The first part of the Matlab application takes a sound as input and produces a spectrogram image as output. The magnitudes and phases of each windowed segment are scaled from 8-bit unsigned integers (0-255) where magnitude is mapped to the red channel and phase is put on the green channel. For now, the blue channel is unused, but is reserved for future use in describing the stereo pan of a signal. Magnitude values from an FFT range from 0 to 1, so conversion to integers means just multiplying by 255. Since phase will range from minus PI to PI, it must first be scaled to a positive range and then multiplied by 255 as so: (phase + pi) / (2*pi) * 255

Figure 5. Sound to image conversion

The second part of the application is able to take a spectrogram as input and produce a sound.
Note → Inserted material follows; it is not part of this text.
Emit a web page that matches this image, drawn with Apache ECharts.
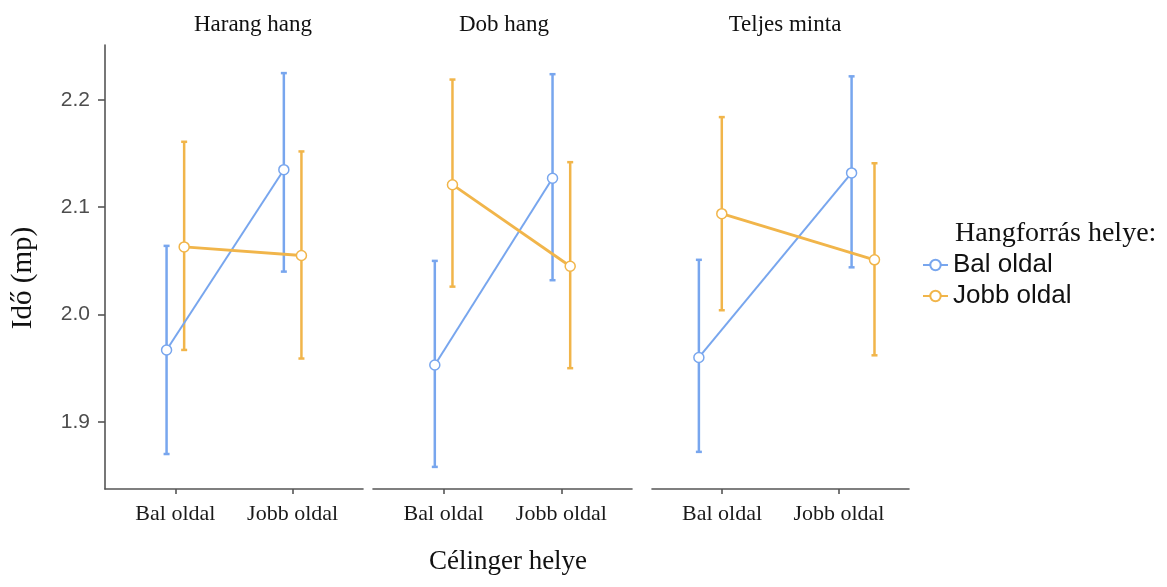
<!DOCTYPE html>
<html>
<head>
<meta charset="utf-8">
<script src="https://cdn.jsdelivr.net/npm/echarts@6/dist/echarts.min.js"></script>
<style>
  html, body { margin: 0; padding: 0; background: #ffffff; }
  #chart { width: 1167px; height: 587px; }
</style>
</head>
<body>
<div id="chart"></div>
<script>
// Facets (stimulus type) and the two factors of the design
const panels = ['Harang hang', 'Dob hang', 'Teljes minta'];
const positions = ['Bal oldal', 'Jobb oldal'];      // Célinger helye
const sources = ['Bal oldal', 'Jobb oldal'];        // Hangforrás helye
const yTicks = [1.9, 2.0, 2.1, 2.2];

// Mean reaction time (s) with interval bounds; one row per facet, one column per target side
const balMean  = [[1.967, 2.135], [1.953, 2.127], [1.960, 2.132]];
const balLow   = [[1.870, 2.040], [1.858, 2.032], [1.872, 2.044]];
const balHigh  = [[2.064, 2.225], [2.050, 2.224], [2.051, 2.222]];
const jobbMean = [[2.063, 2.055], [2.121, 2.045], [2.094, 2.051]];
const jobbLow  = [[1.967, 1.959], [2.026, 1.950], [2.004, 1.962]];
const jobbHigh = [[2.161, 2.152], [2.219, 2.142], [2.184, 2.141]];

const BLUE = '#78a6ee';
const ORANGE = '#f1b54a';
const AXIS = '#555555';
const DODGE = 0.075;
const Y_MIN = 1.8374, Y_MAX = 2.2512;
const SERIF = '"Liberation Serif", "Times New Roman", serif';
const SANS = '"Liberation Sans", Arial, sans-serif';

// panel frames (px)
const frames = [
  { left: 105, width: 258 },
  { left: 373, width: 259 },
  { left: 652, width: 257 }
];

function errorBarItem(params, api) {
  const x = api.value(0);
  const lo = api.coord([x, api.value(1)]);
  const hi = api.coord([x, api.value(2)]);
  const cap = 3;
  const style = { stroke: api.visual('color'), lineWidth: 2.5 };
  return {
    type: 'group',
    children: [
      { type: 'line', shape: { x1: lo[0], y1: lo[1], x2: hi[0], y2: hi[1] }, style: style },
      { type: 'line', shape: { x1: hi[0] - cap, y1: hi[1], x2: hi[0] + cap, y2: hi[1] }, style: style },
      { type: 'line', shape: { x1: lo[0] - cap, y1: lo[1], x2: lo[0] + cap, y2: lo[1] }, style: style }
    ]
  };
}

const grids = frames.map(f => ({
  left: f.left, width: f.width, top: 45, height: 444,
  containLabel: false, outerBoundsMode: 'none'
}));

const xAxes = frames.map((f, p) => ({
  type: 'value', gridIndex: p, min: 0.4, max: 2.6,
  axisLine: { show: true, onZero: false, lineStyle: { color: AXIS, width: 1.6 } },
  axisTick: { show: true, length: 5, customValues: [1, 2], lineStyle: { color: AXIS, width: 1.6 } },
  axisLabel: {
    customValues: [1, 2], margin: 14,
    formatter: v => positions[Math.round(v) - 1],
    fontFamily: SERIF, fontSize: 22, color: '#1a1a1a'
  },
  splitLine: { show: false }
}));
// the "Teljes minta" panel spreads its points on a wider data scale
xAxes.push({ type: 'value', gridIndex: 2, min: 0.618, max: 2.301, show: false, splitLine: { show: false } });

const yAxes = frames.map((f, p) => ({
  type: 'value', gridIndex: p, min: Y_MIN, max: Y_MAX,
  axisLine: { show: p === 0, onZero: false, lineStyle: { color: AXIS, width: 1.6 } },
  axisTick: { show: p === 0, length: 7, customValues: yTicks, lineStyle: { color: AXIS, width: 1.6 } },
  axisLabel: {
    show: p === 0, customValues: yTicks, margin: 15,
    formatter: v => v.toFixed(1),
    fontFamily: SANS, fontSize: 21, color: '#4d4d4d'
  },
  splitLine: { show: false }
}));

const series = [];
panels.forEach((name, p) => {
  const xi = p === 2 ? 3 : p;
  const groups = [
    { name: sources[0], color: BLUE, width: 2, off: -DODGE, mean: balMean[p], low: balLow[p], high: balHigh[p] },
    { name: sources[1], color: ORANGE, width: 2.8, off: DODGE, mean: jobbMean[p], low: jobbLow[p], high: jobbHigh[p] }
  ];
  groups.forEach(g => {
    series.push({
      type: 'custom', name: g.name + ' intervallum',
      xAxisIndex: xi, yAxisIndex: p, z: 2,
      itemStyle: { color: g.color },
      encode: { x: 0, y: [1, 2] },
      renderItem: errorBarItem,
      data: positions.map((_, i) => [i + 1 + g.off, g.low[i], g.high[i]])
    });
  });
  groups.forEach(g => {
    series.push({
      type: 'line', name: g.name,
      xAxisIndex: xi, yAxisIndex: p, z: 3,
      symbol: 'circle', symbolSize: 10, showSymbol: true,
      itemStyle: { color: '#ffffff', borderColor: g.color, borderWidth: 1.5 },
      lineStyle: { color: g.color, width: g.width },
      data: positions.map((_, i) => [i + 1 + g.off, g.mean[i]])
    });
  });
});

const titleCenters = [253, 504, 785];
const graphics = panels.map((t, p) => ({
  type: 'text', x: titleCenters[p], y: 25,
  style: { text: t, font: '23px ' + SERIF, fill: '#111111', align: 'center', verticalAlign: 'middle' }
}));
graphics.push({
  type: 'text', x: 23, y: 278, rotation: Math.PI / 2,
  style: { text: 'Idő (mp)', font: '29px ' + SERIF, fill: '#111111', align: 'center', verticalAlign: 'middle' }
});
graphics.push({
  type: 'text', x: 508, y: 562,
  style: { text: 'Célinger helye', font: '27px ' + SERIF, fill: '#111111', align: 'center', verticalAlign: 'middle' }
});
graphics.push({
  type: 'text', x: 955, y: 234,
  style: { text: 'Hangforrás helye:', font: '28px ' + SERIF, fill: '#111111', align: 'left', verticalAlign: 'middle' }
});

const chart = echarts.init(document.getElementById('chart'), null, { renderer: 'canvas' });
chart.setOption({
  animation: false,
  backgroundColor: '#ffffff',
  grid: grids,
  xAxis: xAxes,
  yAxis: yAxes,
  legend: {
    data: sources, orient: 'vertical', left: 922, top: 252, padding: 0,
    itemWidth: 25, itemHeight: 13, itemGap: 5, selectedMode: false,
    textStyle: { fontFamily: SANS, fontSize: 26, color: '#111111' }
  },
  graphic: graphics,
  series: series
});
</script>
</body>
</html>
The spectrogram can be painted in any program (such as the Gimp) and loaded from a file on disk. This process is almost the exact inverse of the sound-to-image conversion, except that instead of doing an Inverse FFT, SynthBilder renders the sound by means of additive synthesis. The advantage of additive synthesis over the IFFT is that it allows more control for playing with time and frequencies. The following figure demonstrates how this is done.

Figure 6. Image to sound conversion: phaser addition & windowing

The Red and Green pixel column values of the image are converted back to magnitude and phase for specified frequencies (spaced evenly from 0 to Fs/2 in the case of SynthBilder) and then added and windowed. Each column segment is rendered individually, and are then concatenated with a specified overlap size to form the entire segment of audio. If the image is a single channel image, then magnitudes are used for the conversion and phase can either be set to zero overall or be randomly generated.